- Directed by: Charles Evered
- Written by: Charles Evered Eric Barr Marty James
- Produced by: Audrey Loggia Kim Waltrip
- Starring: Michael O'Keefe; Michael A. Newcomer;
- Cinematography: Shawn Dufraine
- Edited by: Marty James
- Music by: Kevin Saunders Hayes William Seegers
- Production companies: Kim and Jim Productions Wonderstar Productions
- Distributed by: Horizon Movies
- Release dates: January 2012 (Palm Springs International Film Festival); January 22, 2013 (DVD);
- Running time: 85 minutes
- Country: United States
- Language: English

= A Thousand Cuts (2012 film) =

A Thousand Cuts is a 2012 American thriller film directed by Charles Evered, starring Michael O'Keefe and Michael A. Newcomer.
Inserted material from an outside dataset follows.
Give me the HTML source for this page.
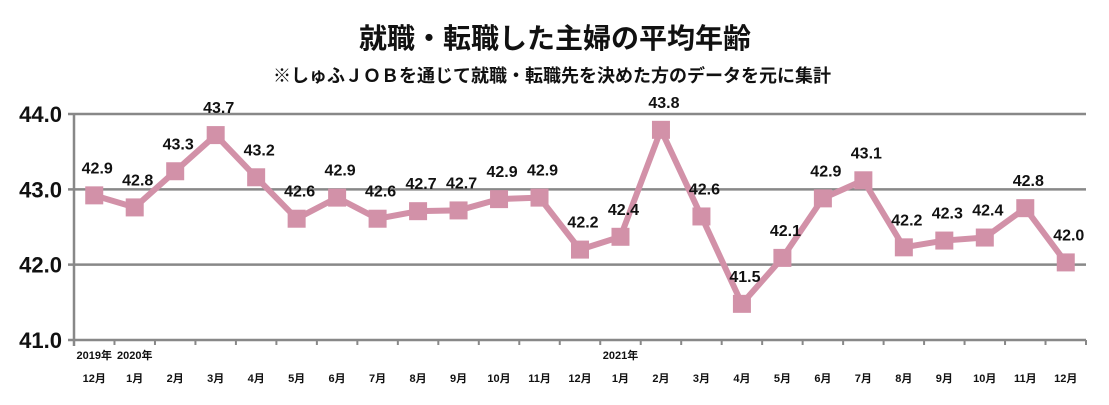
<!DOCTYPE html>
<html><head><meta charset="utf-8">
<style>
body{margin:0;background:#fff;width:1109px;height:400px;overflow:hidden;font-family:"Liberation Sans","Noto Sans CJK JP",sans-serif;}
svg text{font-family:"Liberation Sans","Noto Sans CJK JP",sans-serif;}
</style></head>
<body>
<svg id="chart" width="1109" height="400" viewBox="0 0 1109 400" xmlns="http://www.w3.org/2000/svg">
<text x="555" y="48" text-anchor="middle" font-size="28" font-weight="bold" fill="#111">就職・転職した主婦の平均年齢</text>
<text x="552" y="82" text-anchor="middle" font-size="18" font-weight="bold" fill="#111">※しゅふＪＯＢを通じて就職・転職先を決めた方のデータを元に集計</text>
<g id="grid"></g><g id="axes"></g><g id="series"></g><g id="labels"></g>
</svg>
<script>
const categories=["12月","1月","2月","3月","4月","5月","6月","7月","8月","9月","10月","11月","12月","1月","2月","3月","4月","5月","6月","7月","8月","9月","10月","11月","12月"];
const yearLabels=["2019年","2020年","","","","","","","","","","","","2021年","","","","","","","","","","",""];
const values=[42.92,42.76,43.24,43.72,43.16,42.61,42.89,42.61,42.71,42.72,42.87,42.89,42.2,42.37,43.79,42.64,41.48,42.09,42.88,43.12,42.23,42.32,42.36,42.75,42.03];
const valueLabels=["42.9","42.8","43.3","43.7","43.2","42.6","42.9","42.6","42.7","42.7","42.9","42.9","42.2","42.4","43.8","42.6","41.5","42.1","42.9","43.1","42.2","42.3","42.4","42.8","42.0"];
const yTicks=[41,42,43,44];
const yTickLabels=["41.0","42.0","43.0","44.0"];

const L=74,R=1086,T=114,B=340,yMin=41,yMax=44;
const bw=(R-L)/categories.length;
const x=i=>L+bw*(i+0.5);
const y=v=>B-(v-yMin)/(yMax-yMin)*(B-T);
const NS="http://www.w3.org/2000/svg";
function mk(tag,attrs,parent,txt){const e=document.createElementNS(NS,tag);for(const k in attrs)e.setAttribute(k,attrs[k]);if(txt!==undefined)e.textContent=txt;document.getElementById(parent).appendChild(e);return e;}

yTicks.forEach((t,i)=>{
  const g=mk('line',{x1:L-6,x2:R,y1:y(t),y2:y(t),stroke:'#888','stroke-width':2.5},'grid');
  
  
  const tl=mk('text',{x:L-12,y:y(t)+8,'text-anchor':'end','font-size':22,'font-weight':'bold',fill:'#111'},'axes',yTickLabels[i]);
  
  
});
const ya=mk('line',{x1:L,x2:L,y1:T,y2:B+6,stroke:'#888','stroke-width':2.5},'axes');


for(let i=0;i<=categories.length;i++){
  const tk=mk('line',{x1:L+bw*i,x2:L+bw*i,y1:B,y2:B+5,stroke:'#888','stroke-width':2},'axes');
  
  
}
categories.forEach((c,i)=>{
  const t=mk('text',{x:x(i),y:382,'text-anchor':'middle','font-size':11,'font-weight':'bold',fill:'#111'},'axes',c);
  
  
  if(yearLabels[i]){
    const yl=mk('text',{x:x(i),y:359,'text-anchor':'middle','font-size':11,'font-weight':'bold',fill:'#111'},'axes',yearLabels[i]);
    
    
  }
});
const pts=values.map((v,i)=>x(i)+','+y(v)).join(' ');
const pl=mk('polyline',{points:pts,fill:'none',stroke:'#d291a8','stroke-width':6,'stroke-linejoin':'round'},'series');


values.forEach((v,i)=>{
  const m=mk('rect',{x:x(i)-9,y:y(v)-9,width:18,height:18,fill:'#d291a8'},'series');
  
  
  const t=mk('text',{x:x(i)+3,y:y(v)-22,'text-anchor':'middle','font-size':16,'font-weight':'bold',fill:'#111'},'labels',valueLabels[i]);
  
  
});
</script>
</body></html>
The story revolves around a father, (O'Keefe), who seeks to take revenge on a Hollywood director whom he believes made a film that inspired the murder of his daughter. The film was a 2013 Nominee for a Saturn Award -- Best DVD/Blu-Ray Release.

==Cast==
- Michael O'Keefe as Lance
- Michael A. Newcomer as Frank
- Olesya Rulin as Melanie
- James Van Patten as Mark
- David Naughton as Alan
- Madi Goff as Susan Bennett
- Joshua Fardon as Derrick
- Jessie Cantrell as Kathryn
- Charleene Closshey as Katy
- Idrise Wardel as Kenny
- Keila Dolle as Clare
- Kim Waltrip as Mrs. Ross

==Reception==
Patrick Cooper of Bloody Disgusting wrote that Evered "has crafted an intelligent, relevant thriller that’s driven by two great leads. It takes longer than it should to get going, but once it does it’s thoroughly absorbing – even when predictable."

Adam Tyner of DVD Talk rated the film 1.5 stars out of 5, and called it "competent but only sporadically effective", writing that it is "still too uneven to recommend with anything resembling enthusiasm, and the rough-hewn production doesn't make for high definition eye candy so much."